Sunday, 28 June 2015

Where would literature be without the Second World War?

Where would literature be without the Second World War?

A new book about Hitler has convinced Simon Heffer that history scholarship can always improve





























Hitler's lover Eva Braun (Juliane Koehler, left), Adolf Hitler (Bruno
Ganz, middle) and Albert Speer (Heino Ferch, right) in the 2004 film Downfall
Where would literature be without the Second World War? The fiction mostly came early on – the Sword of Honour trilogy, as well as fine novels by such underrated writers as Nicholas Monsarrat and Eric Ambler. The non-fiction, too, began as the Germans signed the surrender on Lüneburg Heath, but the steady disclosure of documents and archives, especially since the fall of the Berlin Wall, has continued to provide new angles for the best historians.

Hitler – with his unfathomable depths of evil – remains the most analysed figure, but other leaders of the Third Reich have also been endlessly investigated.



There seem to be three consequences of this. The first is that more and more books pour out each year. The second is that most of them are pretty poor, being rewrites of other books that themselves were not much good to start with. The third is that the quality of scholarship for the very best works becomes better and better.

A couple of years ago Peter Longerich wrote a life of Himmler of such quality that no one will need to think for decades of writing another. This year, he has produced an even better book, about Goebbels: a more fruitful subject, lacking as he did Himmler’s obtuseness, and possessing that rarest of traits for a Nazi, a sense of humour.

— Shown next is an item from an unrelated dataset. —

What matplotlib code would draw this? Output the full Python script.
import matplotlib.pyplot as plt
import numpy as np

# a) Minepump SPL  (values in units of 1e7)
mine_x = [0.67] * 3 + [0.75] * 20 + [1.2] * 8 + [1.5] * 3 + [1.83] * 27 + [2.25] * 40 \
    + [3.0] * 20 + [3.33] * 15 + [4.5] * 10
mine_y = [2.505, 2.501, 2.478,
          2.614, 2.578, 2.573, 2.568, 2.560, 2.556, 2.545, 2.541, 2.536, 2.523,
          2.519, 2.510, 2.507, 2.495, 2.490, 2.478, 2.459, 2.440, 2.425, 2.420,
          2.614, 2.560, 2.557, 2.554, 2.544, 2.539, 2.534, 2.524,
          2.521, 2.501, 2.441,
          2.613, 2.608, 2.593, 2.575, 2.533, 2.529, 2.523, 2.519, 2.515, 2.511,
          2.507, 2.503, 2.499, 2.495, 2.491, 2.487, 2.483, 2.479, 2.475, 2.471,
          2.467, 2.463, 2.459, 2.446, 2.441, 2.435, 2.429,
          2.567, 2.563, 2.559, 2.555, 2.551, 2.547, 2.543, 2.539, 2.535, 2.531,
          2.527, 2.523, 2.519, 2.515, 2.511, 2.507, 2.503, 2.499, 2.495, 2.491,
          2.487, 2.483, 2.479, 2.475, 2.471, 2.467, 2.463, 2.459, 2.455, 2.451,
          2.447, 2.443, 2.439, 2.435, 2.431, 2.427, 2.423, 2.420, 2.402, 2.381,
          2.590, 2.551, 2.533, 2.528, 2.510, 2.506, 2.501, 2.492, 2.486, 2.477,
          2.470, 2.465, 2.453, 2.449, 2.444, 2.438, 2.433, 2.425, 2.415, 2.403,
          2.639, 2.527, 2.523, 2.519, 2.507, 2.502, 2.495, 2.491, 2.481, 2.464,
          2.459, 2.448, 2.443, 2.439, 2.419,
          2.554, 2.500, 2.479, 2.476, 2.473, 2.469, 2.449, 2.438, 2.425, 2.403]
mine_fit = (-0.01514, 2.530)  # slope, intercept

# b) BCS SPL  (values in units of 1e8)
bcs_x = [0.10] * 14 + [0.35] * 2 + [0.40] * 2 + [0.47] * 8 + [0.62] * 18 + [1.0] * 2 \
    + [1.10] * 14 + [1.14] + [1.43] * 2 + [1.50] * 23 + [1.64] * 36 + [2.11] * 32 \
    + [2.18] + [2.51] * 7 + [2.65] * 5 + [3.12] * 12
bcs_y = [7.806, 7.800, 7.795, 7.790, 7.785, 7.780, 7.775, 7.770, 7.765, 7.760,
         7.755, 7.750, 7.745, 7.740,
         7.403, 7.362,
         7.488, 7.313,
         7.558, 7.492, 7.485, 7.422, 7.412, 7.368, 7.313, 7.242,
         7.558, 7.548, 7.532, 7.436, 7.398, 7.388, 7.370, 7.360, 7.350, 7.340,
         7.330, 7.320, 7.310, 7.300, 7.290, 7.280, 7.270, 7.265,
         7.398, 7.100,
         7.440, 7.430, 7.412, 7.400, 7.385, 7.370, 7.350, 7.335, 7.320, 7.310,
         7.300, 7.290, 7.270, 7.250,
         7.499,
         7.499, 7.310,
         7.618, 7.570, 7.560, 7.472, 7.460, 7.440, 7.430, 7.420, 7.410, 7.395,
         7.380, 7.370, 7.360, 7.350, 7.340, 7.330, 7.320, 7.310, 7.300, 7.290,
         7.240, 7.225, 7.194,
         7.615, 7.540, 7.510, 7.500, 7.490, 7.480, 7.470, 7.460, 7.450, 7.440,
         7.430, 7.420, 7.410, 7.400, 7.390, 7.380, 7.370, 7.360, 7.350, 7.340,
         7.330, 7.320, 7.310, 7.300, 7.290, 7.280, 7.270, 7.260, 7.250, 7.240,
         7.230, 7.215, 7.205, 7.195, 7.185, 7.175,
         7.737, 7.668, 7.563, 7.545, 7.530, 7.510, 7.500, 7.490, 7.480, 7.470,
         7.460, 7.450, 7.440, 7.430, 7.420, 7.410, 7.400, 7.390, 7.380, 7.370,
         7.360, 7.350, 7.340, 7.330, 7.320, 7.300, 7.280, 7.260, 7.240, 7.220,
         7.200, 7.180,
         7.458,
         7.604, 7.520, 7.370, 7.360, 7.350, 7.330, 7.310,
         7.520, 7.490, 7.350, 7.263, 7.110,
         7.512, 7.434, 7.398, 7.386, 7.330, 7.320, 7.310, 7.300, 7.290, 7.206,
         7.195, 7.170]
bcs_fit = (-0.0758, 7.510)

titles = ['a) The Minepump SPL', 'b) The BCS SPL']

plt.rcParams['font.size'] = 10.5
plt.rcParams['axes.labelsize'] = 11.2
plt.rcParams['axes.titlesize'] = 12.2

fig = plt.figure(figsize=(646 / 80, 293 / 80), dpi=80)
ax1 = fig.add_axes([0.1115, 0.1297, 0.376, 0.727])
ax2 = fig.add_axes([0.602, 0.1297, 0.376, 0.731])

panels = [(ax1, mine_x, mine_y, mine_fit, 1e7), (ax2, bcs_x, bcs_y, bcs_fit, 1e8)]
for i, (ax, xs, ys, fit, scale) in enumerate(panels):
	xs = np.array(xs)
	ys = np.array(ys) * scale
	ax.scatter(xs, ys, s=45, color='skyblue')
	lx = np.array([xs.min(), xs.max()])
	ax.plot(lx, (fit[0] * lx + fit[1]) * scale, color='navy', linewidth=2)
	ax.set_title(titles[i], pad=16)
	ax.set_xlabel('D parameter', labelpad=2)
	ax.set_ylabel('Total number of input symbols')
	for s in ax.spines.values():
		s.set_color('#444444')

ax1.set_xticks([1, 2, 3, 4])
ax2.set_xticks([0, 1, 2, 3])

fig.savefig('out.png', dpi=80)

But just when one thinks every possible aspect of this war has been covered, along comes a surprise. Such is Karina Urbach’s highly original new book, Go-Betweens for Hitler. The book describes the aristocrats who went on missions for Hitler with other powers in the Thirties and during the war. 

 


















































 Go-Betweens for Hitler: Karina Urbach’s "highly original new book"
 
The first part explains the unique nature of diplomacy among aristocrats before the Great War, assisted by widespread intermarriage between royalty and nobles from different European countries. Urbach then shows how this system developed during the war, despite the difficulties met by those who felt they belonged to two, sometimes opposing, nations.

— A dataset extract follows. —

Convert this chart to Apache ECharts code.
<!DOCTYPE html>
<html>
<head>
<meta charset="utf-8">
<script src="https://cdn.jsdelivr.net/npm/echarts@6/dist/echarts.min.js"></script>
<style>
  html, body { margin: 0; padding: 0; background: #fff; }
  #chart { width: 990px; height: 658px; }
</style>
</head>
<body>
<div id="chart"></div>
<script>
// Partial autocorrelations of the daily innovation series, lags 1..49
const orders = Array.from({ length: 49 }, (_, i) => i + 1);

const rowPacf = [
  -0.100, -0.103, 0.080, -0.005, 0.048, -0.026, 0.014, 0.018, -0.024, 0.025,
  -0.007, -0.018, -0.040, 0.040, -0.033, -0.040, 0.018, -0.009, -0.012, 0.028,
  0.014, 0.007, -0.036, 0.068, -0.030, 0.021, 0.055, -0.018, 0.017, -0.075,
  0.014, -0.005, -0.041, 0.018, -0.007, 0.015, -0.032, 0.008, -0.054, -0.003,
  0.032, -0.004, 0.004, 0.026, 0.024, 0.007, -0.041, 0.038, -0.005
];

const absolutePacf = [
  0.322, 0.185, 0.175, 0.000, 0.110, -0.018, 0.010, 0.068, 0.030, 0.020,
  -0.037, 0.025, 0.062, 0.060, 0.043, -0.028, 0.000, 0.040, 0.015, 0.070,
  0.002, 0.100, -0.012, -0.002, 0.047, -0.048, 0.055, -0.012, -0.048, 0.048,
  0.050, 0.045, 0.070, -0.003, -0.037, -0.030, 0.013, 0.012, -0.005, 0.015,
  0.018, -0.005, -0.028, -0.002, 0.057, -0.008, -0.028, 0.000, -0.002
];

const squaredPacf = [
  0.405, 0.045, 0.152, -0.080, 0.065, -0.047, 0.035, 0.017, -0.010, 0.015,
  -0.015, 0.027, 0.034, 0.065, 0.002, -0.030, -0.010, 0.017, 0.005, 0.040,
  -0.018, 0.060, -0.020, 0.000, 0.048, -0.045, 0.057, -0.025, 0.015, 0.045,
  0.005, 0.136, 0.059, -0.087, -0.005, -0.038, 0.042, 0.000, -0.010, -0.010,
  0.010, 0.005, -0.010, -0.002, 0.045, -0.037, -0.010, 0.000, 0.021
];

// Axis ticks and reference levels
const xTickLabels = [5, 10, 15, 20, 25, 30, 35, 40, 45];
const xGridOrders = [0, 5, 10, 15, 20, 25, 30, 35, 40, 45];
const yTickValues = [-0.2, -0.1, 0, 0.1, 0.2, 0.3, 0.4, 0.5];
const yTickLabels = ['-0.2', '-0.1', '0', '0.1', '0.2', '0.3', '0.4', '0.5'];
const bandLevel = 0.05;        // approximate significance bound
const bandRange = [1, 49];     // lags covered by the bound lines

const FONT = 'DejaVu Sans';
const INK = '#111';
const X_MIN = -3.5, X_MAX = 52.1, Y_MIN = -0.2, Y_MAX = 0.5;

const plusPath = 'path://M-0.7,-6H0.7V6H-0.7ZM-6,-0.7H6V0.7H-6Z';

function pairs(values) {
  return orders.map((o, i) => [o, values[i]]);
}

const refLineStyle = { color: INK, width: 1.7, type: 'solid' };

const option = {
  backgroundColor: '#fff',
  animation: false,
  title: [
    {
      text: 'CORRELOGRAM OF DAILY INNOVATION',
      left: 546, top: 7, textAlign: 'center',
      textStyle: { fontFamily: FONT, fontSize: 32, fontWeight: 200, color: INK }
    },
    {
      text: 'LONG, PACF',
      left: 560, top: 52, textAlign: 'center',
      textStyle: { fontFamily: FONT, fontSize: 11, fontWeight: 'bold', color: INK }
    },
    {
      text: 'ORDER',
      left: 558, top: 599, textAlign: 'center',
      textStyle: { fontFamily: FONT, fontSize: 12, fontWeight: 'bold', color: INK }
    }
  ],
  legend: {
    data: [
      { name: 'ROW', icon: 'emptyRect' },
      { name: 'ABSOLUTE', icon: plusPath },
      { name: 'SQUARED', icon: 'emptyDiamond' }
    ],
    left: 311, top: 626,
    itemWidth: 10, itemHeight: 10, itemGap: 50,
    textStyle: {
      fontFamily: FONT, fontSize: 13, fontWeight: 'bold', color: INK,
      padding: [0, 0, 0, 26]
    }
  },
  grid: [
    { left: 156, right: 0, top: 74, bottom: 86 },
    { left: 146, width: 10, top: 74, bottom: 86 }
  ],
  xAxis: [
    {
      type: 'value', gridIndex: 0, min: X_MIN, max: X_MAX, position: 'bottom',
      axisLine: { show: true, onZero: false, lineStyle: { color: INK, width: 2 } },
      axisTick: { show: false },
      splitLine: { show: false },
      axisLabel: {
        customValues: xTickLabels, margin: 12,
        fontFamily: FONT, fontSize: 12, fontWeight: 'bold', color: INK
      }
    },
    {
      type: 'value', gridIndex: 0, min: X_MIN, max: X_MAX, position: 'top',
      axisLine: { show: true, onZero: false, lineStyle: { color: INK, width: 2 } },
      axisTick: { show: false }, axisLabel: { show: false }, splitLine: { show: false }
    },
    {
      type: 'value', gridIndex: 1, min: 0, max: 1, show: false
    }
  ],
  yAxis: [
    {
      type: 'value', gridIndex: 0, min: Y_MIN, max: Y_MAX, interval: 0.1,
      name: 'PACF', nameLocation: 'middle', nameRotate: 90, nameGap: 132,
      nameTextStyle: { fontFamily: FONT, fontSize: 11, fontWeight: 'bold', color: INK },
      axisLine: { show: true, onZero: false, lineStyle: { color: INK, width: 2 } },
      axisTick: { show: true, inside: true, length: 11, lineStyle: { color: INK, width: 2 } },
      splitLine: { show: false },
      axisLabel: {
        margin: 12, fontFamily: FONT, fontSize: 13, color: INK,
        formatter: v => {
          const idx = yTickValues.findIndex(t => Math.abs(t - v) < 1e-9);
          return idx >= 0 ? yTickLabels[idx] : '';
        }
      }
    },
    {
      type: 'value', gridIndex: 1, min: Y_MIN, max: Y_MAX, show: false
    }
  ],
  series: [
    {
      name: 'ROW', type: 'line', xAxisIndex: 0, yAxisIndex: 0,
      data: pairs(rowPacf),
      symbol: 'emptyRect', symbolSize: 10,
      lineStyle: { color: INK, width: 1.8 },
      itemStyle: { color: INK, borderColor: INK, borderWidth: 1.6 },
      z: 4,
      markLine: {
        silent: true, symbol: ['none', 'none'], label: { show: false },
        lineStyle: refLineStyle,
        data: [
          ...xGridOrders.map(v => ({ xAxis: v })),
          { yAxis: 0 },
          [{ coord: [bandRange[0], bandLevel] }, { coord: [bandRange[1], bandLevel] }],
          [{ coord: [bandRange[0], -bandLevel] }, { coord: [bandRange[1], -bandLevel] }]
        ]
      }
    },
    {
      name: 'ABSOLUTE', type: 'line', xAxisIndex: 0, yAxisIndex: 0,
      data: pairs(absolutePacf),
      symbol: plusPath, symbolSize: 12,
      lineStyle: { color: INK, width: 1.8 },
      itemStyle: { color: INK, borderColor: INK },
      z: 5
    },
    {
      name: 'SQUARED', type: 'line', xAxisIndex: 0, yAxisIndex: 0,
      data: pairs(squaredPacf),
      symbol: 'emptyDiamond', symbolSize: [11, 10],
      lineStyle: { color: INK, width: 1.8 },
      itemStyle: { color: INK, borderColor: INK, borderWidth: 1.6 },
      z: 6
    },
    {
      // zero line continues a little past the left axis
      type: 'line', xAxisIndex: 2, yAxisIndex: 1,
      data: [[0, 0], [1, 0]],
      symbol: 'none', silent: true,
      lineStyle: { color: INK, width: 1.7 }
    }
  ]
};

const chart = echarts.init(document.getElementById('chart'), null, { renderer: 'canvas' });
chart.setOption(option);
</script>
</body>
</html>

The main figure in the book is Carl Eduard, Duke of Coburg, an English prince who, by accident of birth, became ruler of a German statelet. He was a grandson of Queen Victoria – the hub of the aristocratic/diplomatic network – by her son, the Duke of Albany. He was brought up English but, aged 15, his father having died and there being no other suitable candidate, was made ruler of Coburg. He was effectively apprenticed to the Kaiser to learn how to be German – and became German with a vengeance. He fought against Britain in the Great War, for which he was stripped of his British titles: but, as Urbach shows, this only served to equip him all the better for service to the Nazis.

In the Thirties Hitler was keen to make an alliance with the British. Coburg, as a cousin of our royal family, was crucial in this, and work began long before the abdication of Edward VIII provided a disaffected senior royal for the Nazis to work on. Further down the food chain, Princess Stephanie Hohenlohe – a middle class Viennese adventuress who got lucky – worked on the press baron Lord Rothermere, who supported appeasement. Then, until Pearl Harbor, she sought to cultivate pro-German opinion in the United States.

What makes this book so much more than what a friend of mine calls “Nazi porn” is its superb scholarship. It is the product of five years of archival research in England and Germany – Urbach is bilingual, and it shows, as does her detailed understanding of high society in both Britain and Germany.

So sensitive is the subject, however, that she found many archives closed to her – the Royal Archives make available none of the correspondence relevant to Edward VIII; the Rothermere papers are closed on this subject; and files for ministers who met go-betweens such as Lord Halifax and R A Butler, have been “weeded”. It is a terrible pity: I hope they will eventually be opened, as memories of the shame of having collaborated with the Nazis fade – and that Urbach will be around to update what, until then, will remain an unsurpassable work on this intriguing subject.